Tuesday, October 22, 2024

A violation of law, justice, and decency

This morning, in a desperate effort to distract attention from the suppurating sore of contempt that is Andrew Bayly, National announced that it would be bringing back its "three strikes" regime. The policy never worked and had no significant quantifiable benefits; but National doesn't care, despite a commitment in both coalition agreements that policy would be "evidence-based". Instead, they seem to think the reason it didn't work was because they simply weren't vicious enough. So this time round, they'll not only be lowering the threshold for a 'strike" - they'll also be imposing them retrospectively:
The regime would also be retrospective, capturing all the strike convictions in the old regime that would count in the new one.

This is despite officials warning this would “contravene a fundamental justice right only to be subject to penalties that were in place at the time of the relevant offending (Bora section 26)”.

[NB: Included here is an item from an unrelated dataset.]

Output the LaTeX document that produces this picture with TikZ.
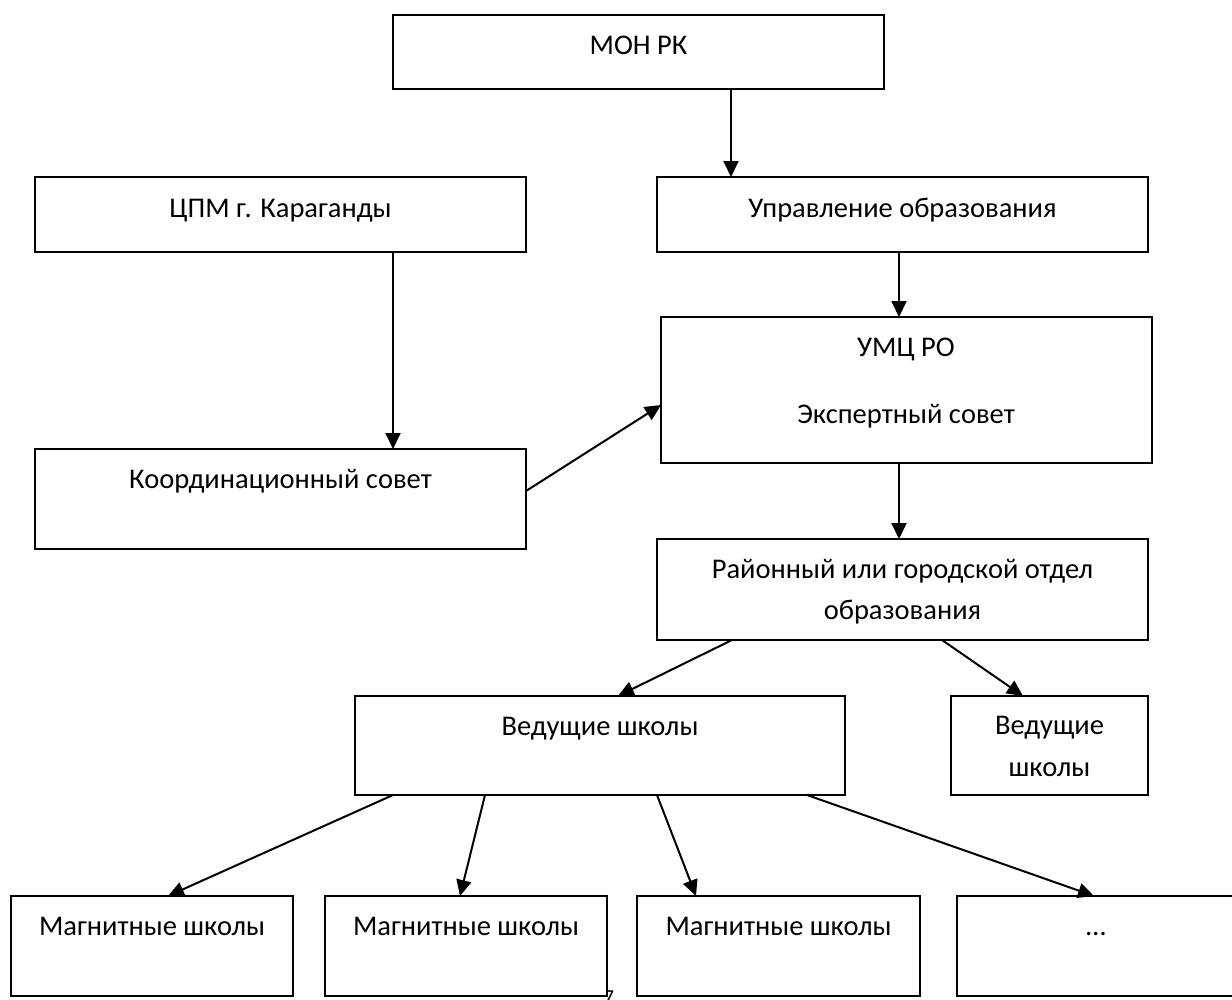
\documentclass[tikz,border=0pt]{standalone}
\usepackage{fontspec}
\setmainfont{Carlito}
\usetikzlibrary{arrows.meta,calc}
\begin{document}
\begin{tikzpicture}[x=1pt,y=-1pt,
  box/.style={draw,line width=2pt,rectangle,anchor=north west,inner sep=0pt,outer sep=0pt},
  lbl/.style={anchor=base,inner sep=0pt,font=\fontsize{28.5}{42}\selectfont},
  arr/.style={line width=2pt,-{Triangle[length=16pt,width=15pt]}}]
\useasboundingbox (0,0) rectangle (1232,999);
% boxes
\node[box,minimum width=491pt,minimum height=74pt] (mon) at (393,15) {};
\node[box,minimum width=491pt,minimum height=75pt] (cpm) at (35,177) {};
\node[box,minimum width=491pt,minimum height=75pt] (upr) at (657,177) {};
\node[box,minimum width=491pt,minimum height=146pt] (umc) at (661,317) {};
\node[box,minimum width=491pt,minimum height=100pt] (koord) at (35,449) {};
\node[box,minimum width=491pt,minimum height=101pt] (rdo) at (657,539) {};
\node[box,minimum width=490pt,minimum height=99pt] (ved) at (355,696) {};
\node[box,minimum width=197pt,minimum height=99pt] (veds) at (951,696) {};
\node[box,minimum width=282pt,minimum height=100pt] (m1) at (11,896) {};
\node[box,minimum width=282pt,minimum height=100pt] (m2) at (325,896) {};
\node[box,minimum width=283pt,minimum height=100pt] (m3) at (637,896) {};
\node[box,minimum width=290pt,minimum height=100pt] (m4) at (957,896) {};
% texts
\node[lbl] (tmon) at (638.5,54) {МОН РК};
\node[lbl] (tcpm) at (280.5,217) {ЦПМ г. Караганды};
\node[lbl] (tupr) at (902.5,217) {Управление образования};
\node[lbl] (tumc) at (906,356) {УМЦ РО};
\node[lbl] (texp) at (906,423) {Экспертный совет};
\node[lbl] (tkoord) at (280.5,488) {Координационный совет};
\node[lbl] (trdoa) at (902.5,578) {Районный или городской отдел};
\node[lbl] (trdob) at (902.5,619) {образования};
\node[lbl] (tved) at (600,735) {Ведущие школы};
\node[lbl] (tvedsa) at (1049.5,734) {Ведущие};
\node[lbl] (tvedsb) at (1049.5,776) {школы};
\node[lbl] (tm1) at (152,935) {Магнитные школы};
\node[lbl] (tm2) at (466,935) {Магнитные школы};
\node[lbl] (tm3) at (778.5,935) {Магнитные школы};
\node[lbl] (tm4) at (1096,935) {…};
\node[anchor=base,inner sep=0pt,font=\fontsize{15}{18}\selectfont\bfseries] (pg) at (610,1000) {7};
% arrows
\draw[arr] ($(mon.south west)+(338,0)$) -- ($(upr.north west)+(74,0)$);
\draw[arr] ($(cpm.south west)+(358,0)$) -- ($(koord.north west)+(358,0)$);
\draw[arr] ($(upr.south west)+(242,0)$) -- ($(umc.north west)+(238,0)$);
\draw[arr] ($(koord.north east)+(0,42)$) -- ($(umc.north west)+(0,88)$);
\draw[arr] ($(umc.south west)+(238,0)$) -- ($(rdo.north west)+(242,0)$);
\draw[arr] ($(rdo.south west)+(75,0)$) -- ($(ved.north west)+(263,0)$);
\draw[arr] ($(rdo.south west)+(285,0)$) -- ($(veds.north west)+(72,0)$);
\draw[arr] ($(ved.south west)+(38,0)$) -- ($(m1.north west)+(157,0)$);
\draw[arr] ($(ved.south west)+(130,0)$) -- ($(m2.north west)+(135,0)$);
\draw[arr] ($(ved.south west)+(302,0)$) -- ($(m3.north west)+(59,0)$);
\draw[arr] ($(ved.south west)+(452,0)$) -- ($(m4.north west)+(137,0)$);
\end{tikzpicture}
\end{document}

Murder Minister Nicole McKee disagrees, which I think shows her complete lack of understanding of not just the BORA, but of justice. The right to the lesser penalty has been black-letter law in this country since at least 1980, thanks to s22 of the Criminal Justice Amendment Act 1980, and I suspect it goes back much further in caselaw (the law codifying practice rather than creating a new principle). We're committed to it under Article 11 of the UDHR and Article 15 of the ICCPR, so National's tyranny will put us in breach of our international obligations. And as we are subject to universal periodic review as well as an individual complaints mechanism, they will be called on it.

But National doesn't care about any of that. All they care about is the sugar hit of "tough on crime" headlines. And as with their prisoner voting law or their climate change policies, complying with our international obligations will be a problem for the next government (which National will of course criticise them for).